My #1 Strategy for Employee Engagement
First, don't try to “create a sense of urgency"
Whenever leaders ask me how they can “create a sense of urgency,” I usually just roll my eyes. (It ranks right up there with “turn on the tap” and “educate the market” in my top 10 list of most delusional ambitions.)
Before you try to foster this so-called “urgency,” check out this insightful post from Kimber Lockhart, CTO at One Medical, who warns: "Don’t create a sense of urgency, foster a sense of purpose.”
"Trying to create a sense of urgency almost always backfires… instead look for a sense of purpose. A sense of purpose is a deep understanding of the reasons behind our efforts and a desire to pour in time and energy because that purpose resonates with the impact we’d like to make on the world.”
Sounds pithy, great Tweet! But how do you actually do that?
How to actually foster a sense of purpose
Is the trick to craft a great mission statement? Not at all.
For most employees, if they’re being honest, the company’s mission statement sounds hollow. (Sorry, it’s true.) Most people are working towards achieving their own goals, not yours. (But that’s fine - we can work with that).
Don't confuse the two - there’s a big difference between the company’s purpose and the employees’ purpose.
One of the biggest mistakes I made early on in my career was assuming everyone on my team had the same goals and motivations as me. Eventually, I learned that each of us have our own goals and motivations. Some of us find meaning in crafting great products. Some of us like to solve puzzles. Some of us thrive off of human interaction. And some of us just want to win at all costs. Each of your employees will have their own goals and motivations. The question is, how do you discover them?

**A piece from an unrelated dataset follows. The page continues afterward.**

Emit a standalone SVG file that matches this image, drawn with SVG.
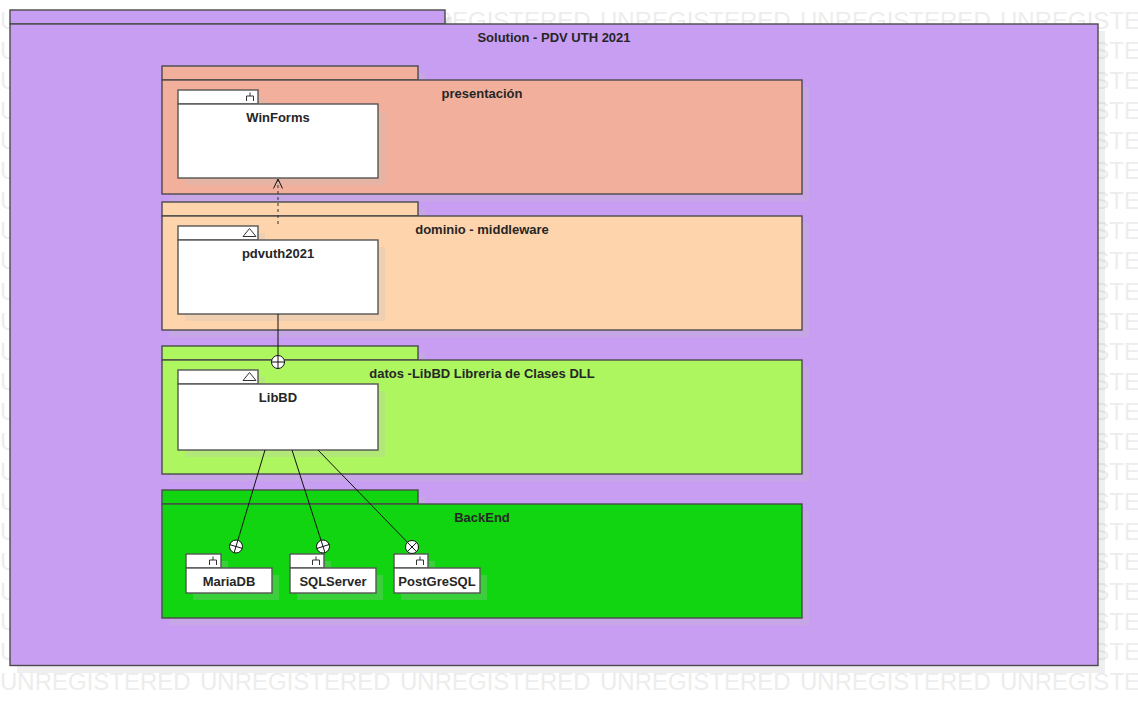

The solution was so simple, it’s almost embarrassing. I just asked each person on my team to tell me about their goals, what sort of work they love, and what sort of work they dislike. Each person had a clear answer, and each one surprised me more than the next!
As a manager, take the time to ask each of your people what sort of work they enjoy, and what their goals are. And then, as a leader, figure out how to make each person a hero in their own story.